Hervé Dickoundou is department head at the Registry of Pointe-Noire. He says: “It is rare to see a farmer go to the land registry to ask for information on … their spaces, or to conduct the process of obtaining a land title to secure their land.” With no land title, urban farmers driven off land have no grounds to resist.

Antoine Malanda is a farmer in Brazzaville. Every year, urban development takes more of his field. Over the past two years, he has lost more than half the land he cultivates along the river Tsiémé. The land where he once grew crops is now filled with subdivisions. He says: “We have no more land. It has been taken over by houses and it adversely affects our harvests. I cannot diversify my crops or plant those crops that take time to grow … Our production doesn’t amount to much today.”

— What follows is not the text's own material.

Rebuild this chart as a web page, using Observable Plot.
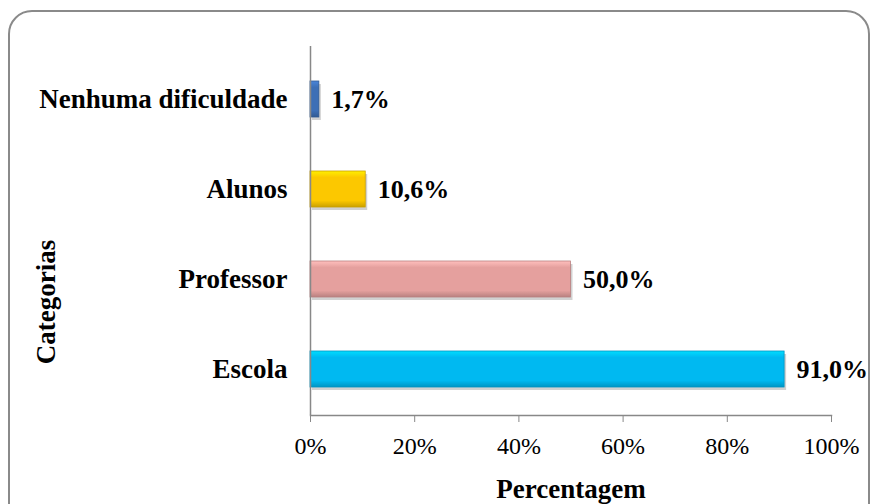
<!DOCTYPE html>
<html>
<head>
<meta charset="utf-8">
<script src="https://cdn.jsdelivr.net/npm/d3@7"></script>
<script src="https://cdn.jsdelivr.net/npm/@observablehq/plot@0.6"></script>
<style>
  html, body { margin: 0; padding: 0; background: #fff; }
  #wrap { position: relative; width: 876px; height: 504px; overflow: hidden; }
  #border { position: absolute; left: 8px; top: 10px; width: 862px; height: 520px;
            border: 2px solid #8a8a8a; border-radius: 24px; box-sizing: border-box; }
  #chart { position: absolute; left: 0; top: 0; }
</style>
</head>
<body>
<div id="wrap"><div id="border"></div><div id="chart"></div></div>
<script>
const categories = ["Nenhuma dificuldade", "Alunos", "Professor", "Escola"];
const values = [0.017, 0.106, 0.50, 0.91];
const colors = ["#3d6fb6", "#fcc800", "#e5a09e", "#00b9f1"];
const xTicks = [0, 0.2, 0.4, 0.6, 0.8, 1.0];

const data = categories.map((c, i) => ({category: c, value: values[i], color: colors[i], gid: "g" + i}));
const fmt = v => (v * 100).toFixed(1).replace(".", ",") + "%";
const serif = "'Liberation Serif', 'Times New Roman', serif";

const plot = Plot.plot({
  width: 876,
  height: 504,
  marginLeft: 310,
  marginRight: 45,
  marginTop: 52,
  marginBottom: 89,
  style: {fontFamily: serif, background: "transparent", overflow: "visible"},
  x: {domain: [0, 1]},
  y: {domain: categories, paddingInner: 0.6, paddingOuter: 0.3},
  marks: [
    // shadow
    Plot.barX(data, {y: "category", x: "value", fill: "#000", fillOpacity: 0.18, dx: 2, dy: 3}),
    Plot.barX(data, {y: "category", x: "value", fill: d => `url(#${d.gid})`, stroke: d => d3.color(d.color).darker(0.6).formatHex(), strokeWidth: 0.8}),
    Plot.axisX({ticks: xTicks, tickFormat: d => Math.round(d * 100) + "%", tickSize: 7, tickPadding: 14,
                fontSize: 24, stroke: "#888", strokeOpacity: 1, color: "#000", label: null}),
    Plot.frame({anchor: "bottom", stroke: "#888", strokeWidth: 1.5, strokeOpacity: 1}),
    Plot.ruleX([0], {stroke: "#888", strokeWidth: 1.5, insetTop: -6}),
    Plot.axisY({tickSize: 0, tickPadding: 23, fontSize: 27, fontWeight: "bold", color: "#000", label: null}),
    Plot.text(data, {y: "category", x: "value", text: d => fmt(d.value), textAnchor: "start", dx: 12,
                     fontSize: 26, fontWeight: "bold", fill: "#000"}),
    Plot.text(["Percentagem"], {frameAnchor: "bottom", lineAnchor: "bottom", dy: 82, fontSize: 27, fontWeight: "bold", fill: "#000"}),
    Plot.text(["Categorias"], {frameAnchor: "left", textAnchor: "middle", lineAnchor: "middle", dx: -264, dy: 68, rotate: -90, fontSize: 27, fontWeight: "bold", fill: "#000"})
  ]
});

// gradient defs for bevel look
const svg = d3.select(plot);
const defs = svg.insert("defs", ":first-child");
data.forEach(d => {
  const c = d3.color(d.color);
  const g = defs.append("linearGradient").attr("id", d.gid).attr("x1", 0).attr("y1", 0).attr("x2", 0).attr("y2", 1);
  g.append("stop").attr("offset", "0%").attr("stop-color", c.brighter(0.5).formatHex());
  g.append("stop").attr("offset", "18%").attr("stop-color", c.formatHex());
  g.append("stop").attr("offset", "82%").attr("stop-color", c.formatHex());
  g.append("stop").attr("offset", "100%").attr("stop-color", c.darker(0.6).formatHex());
});
document.getElementById("chart").appendChild(plot);
</script>
</body>
</html>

At 62 years of age, Papa Mankou is not ready to retire. Growing vegetables is the only way to support his large family. He explains: “I spent all my savings. I need to find land. But here in Pointe-Noire, you will find that all garden sites are transformed into sites for modern buildings.”

The legal procedures to retain urban farmland are lengthy. Papa Mankou believes that he cannot fight the authority that evicted him from his farm. Rather than seeking compensation, he sought a quick solution to his landlessness. He says: “I’ll follow friends who went far away to try their luck. Because here, we no longer have access to land for agriculture.”

In Malélé, the land is fertile; more farmers are arriving in search of land. Papa Mankou found a plot of land for his vegetable garden. But he needs land to grow other crops. He wants to grow pineapple and cassava, two flagship products of the Malélé area.